To the extent Lux objects to plaintiff’s use of the term “supervising doctor,” the issue of Dr. Lux’s role as a supervising physician was addressed in the Court’s February Order. (See February Order at 10, n. 5). Lux’s remaining objections are overruled and Lux must respond to this Interrogatory.
CONCLUSION
Plaintiff’s Motion to Compel (Docket No. 108) is granted in part and denied in part as set forth above. No later than April 23, 2014, defendants WVDC, Joseph Florin and Pamela Lux shall produce all documents and interrogatory responses as detailed above. To the extent any of these defendants withholds any documents or information based on a claim of privilege, a detailed privilege log containing each withheld document must be provided along with its production. See The Rutter Group, California Practice Guide, Federal Civil Procedure Before Trial, Form 11:A (Privilege Log). All responses must be verified pursuant to Fed.R.Civ.P. 33(b)(3). To the extent defendants seek to produce any documents or information pursuant to a protective order, defendants may submit a draft protective order for the Court’s consideration no later than April 16, 2014.
The Court sua sponte extends the time for plaintiff to file his opposition to defendants’ summary judgment motion to no later than May 7, 2014. Defendants’ reply is due no later than June 6, 2014.
It is so ordered.

Footnotes

In her Responses to Interrogatories (Sets 2 and 3), and Responses to Requests for Production (Set 2), Lux has renumbered the responses, indicating in parentheses the numbering by which plaintiff labeled each discovery request. (See, e.g., Motion, Ex. 16 at 2). The Court utilizes plaintiff’s numbering for purposes of this Order.
In addition to a December 2, 2013, Proof of Service (Motion, Ex. 2), plaintiff includes two additional proofs of service for a subsequent subpoena on December 30, 2013, and a letter of meet and confer on January 12, 2014, and indicates that he “received no response” to either. (See Motion at 3-4; Motion, Ex. 4, 5). Plaintiff states that he sent a “third subpoena which was a duplicate of the second” via “certified mail” to ARMC and “County Counsel” on January 27, 2014. (See Motion at 3-4; Motion, Ex. 6).

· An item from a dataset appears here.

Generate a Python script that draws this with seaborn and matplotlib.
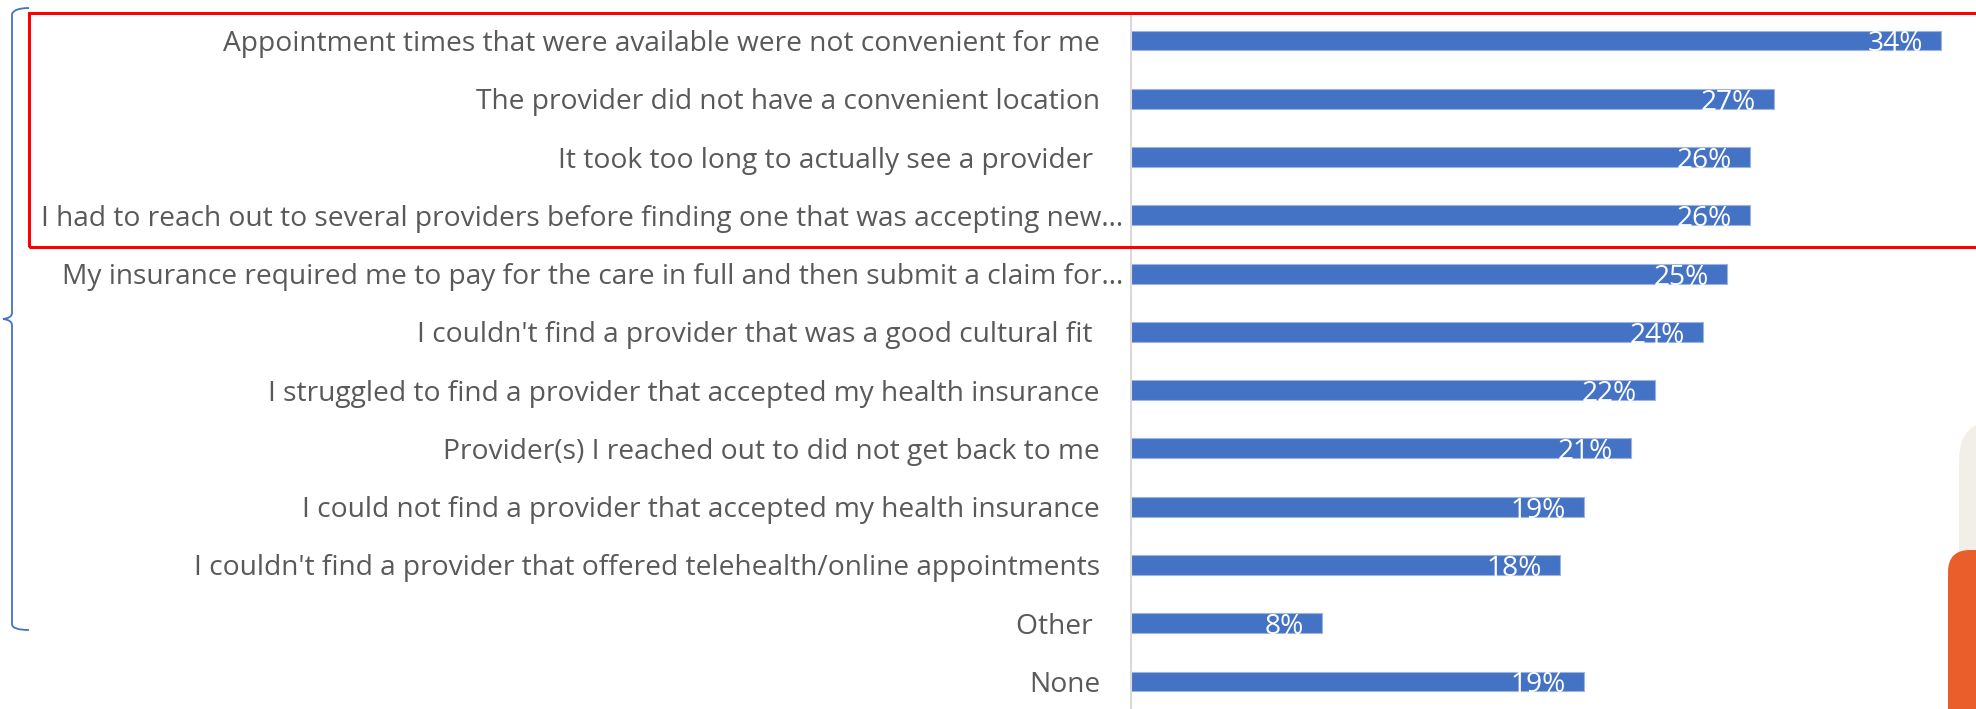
import matplotlib
matplotlib.use("Agg")
import matplotlib.pyplot as plt
import seaborn as sns
import pandas as pd
from matplotlib.patches import Rectangle, FancyBboxPatch, PathPatch
from matplotlib.path import Path
from matplotlib.transforms import IdentityTransform, ScaledTranslation

categories = [
    "Appointment times that were available were not convenient for me",
    "The provider did not have a convenient location",
    "It took too long to actually see a provider ",
    "I had to reach out to several providers before finding one that was accepting new\u2026",
    "My insurance required me to pay for the care in full and then submit a claim for\u2026",
    "I couldn't find a provider that was a good cultural fit ",
    "I struggled to find a provider that accepted my health insurance",
    "Provider(s) I reached out to did not get back to me",
    "I could not find a provider that accepted my health insurance",
    "I couldn't find a provider that offered telehealth/online appointments",
    "Other ",
    "None",
]
values = [34, 27, 26, 26, 25, 24, 22, 21, 19, 18, 8, 19]
value_labels = [f"{v}%" for v in values]

W, H, DPI = 1976, 709, 100
BAR = "#4472C4"
TXT = "#595959"
FONT = "Open Sans"

sns.set_theme(style="white")
plt.rcParams["font.family"] = [FONT, "DejaVu Sans"]

fig = plt.figure(figsize=(W / DPI, H / DPI), dpi=DPI)
fig.patch.set_facecolor("white")

axis_x = 1131
px_per_pct = 23.82
top_px = 14
ax = fig.add_axes([axis_x / W, 0, 1 - axis_x / W, 1 - top_px / H])

df = pd.DataFrame({"cat": categories, "val": values})
sns.barplot(data=df, x="val", y="cat", orient="h", color=BAR, saturation=1,
            width=0.342, edgecolor="#9db3e0", linewidth=0.8, ax=ax)

ax.set_xlim(0, (W - axis_x) / px_per_pct)
spacing = 58.27
ax.set_ylim(11 + 27.5 / spacing, -26.5 / spacing)
ax.set_xlabel("")
ax.set_ylabel("")
ax.set_xticks([])
for s in ["top", "right", "bottom"]:
    ax.spines[s].set_visible(False)
ax.spines["left"].set_color("#d9d9d9")
ax.spines["left"].set_linewidth(1.5)
ax.set_facecolor("none")

# fit font size so the first label is ~876 px wide
renderer = fig.canvas.get_renderer()
t = fig.text(0, 0, categories[0], fontsize=18, family=[FONT, "DejaVu Sans"])
w = t.get_window_extent(renderer).width
fs = 18 * 876 / w
t.remove()

ax.tick_params(axis="y", length=0, pad=31 * 72 / DPI, labelsize=fs, labelcolor=TXT)
for i, lab in enumerate(ax.get_yticklabels()):
    lab.set_family([FONT, "DejaVu Sans"])
    if categories[i].endswith("\u2026"):
        lab.set_transform(lab.get_transform() + ScaledTranslation(23 / DPI, 0, fig.dpi_scale_trans))

# value labels (white, right aligned inside bar end)
for i, (v, lab) in enumerate(zip(values, value_labels)):
    ax.annotate(lab, xy=(v, i + 0.171), xytext=(-18 * 72 / DPI, -1 * 72 / DPI),
                textcoords="offset points", ha="right", va="baseline",
                color="white", fontsize=fs * 1.0, family=[FONT, "DejaVu Sans"])

ident = IdentityTransform()

def P(x, y):
    return (x, H - y)

# red highlight box
fig.patches.append(Rectangle(P(29, 247), W + 20 - 29, 247 - 13, fill=False,
                             edgecolor="#ff0000", linewidth=3 * 72 / DPI,
                             transform=ident, figure=fig, zorder=5))

# left brace
verts = [P(29, 8), P(14, 8), P(12, 14),
         P(12, 313),
         P(12, 318), P(3, 319),
         P(12, 320), P(12, 325),
         P(12, 624),
         P(12, 630), P(29, 630)]
codes = [Path.MOVETO, Path.CURVE3, Path.CURVE3,
         Path.LINETO,
         Path.CURVE3, Path.CURVE3,
         Path.CURVE3, Path.CURVE3,
         Path.LINETO,
         Path.CURVE3, Path.CURVE3]
fig.patches.append(PathPatch(Path(verts, codes), fill=False, edgecolor=BAR,
                             linewidth=1.3, transform=ident, figure=fig, zorder=5))

# decorative shapes at right edge
fig.patches.append(FancyBboxPatch(P(1959 + 40, 760), 100, 300,
                                  boxstyle="round,pad=40,rounding_size=40",
                                  facecolor="#f2eee8", edgecolor="none",
                                  transform=ident, figure=fig, zorder=3))
fig.patches.append(FancyBboxPatch(P(1948 + 22, 760), 100, 760 - 550 - 22,
                                  boxstyle="round,pad=22,rounding_size=22",
                                  facecolor="#e95e2a", edgecolor="none",
                                  transform=ident, figure=fig, zorder=4))

fig.savefig("out.png", dpi=DPI, facecolor="white")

Although WVDC indicates in its Opposition that it “does not have a[n] [October 18, 2010] request,” the Court observes that, in its opposition to Interrogatory No. 18, defendant wrote that “the only request defendant has with the language cited by plaintiff contains a date of [October 18, 2010].” (Compare Opposition at 5 with Opposition at 4).
In his Response, plaintiff addresses this error, writing that he “was suffering from severe chest pain when breathing when he wrote the [Health Services Request Form (“Request Form”),] and mistakenly wrote the wrong month.” He asserts that other markings on the Request Form, included as Exhibit 5 in his Response, confirm that the Request Form was actually submitted in November. (Response at 10-11; see also Response at 13-14, 19-22; Response, Ex. 5).
Plaintiff includes, as Exhibits 13 and 14 to his Response, the exhibits labeled “9” and “10” in his Request. (See Response at 34; Response Exs. 13, 14).
Plaintiff includes, as Exhibits 15 and 16 to his Response, the exhibits labeled “11” and “12” in his Request. (See Response at 34; Response Exs. 13, 14).
Plaintiff cites “Medical Staff Rules and Regulations Table of Contents,” which states that “[a] procedure manual [is] available for staff use.” (Response at 41; Response, Exhibit 12).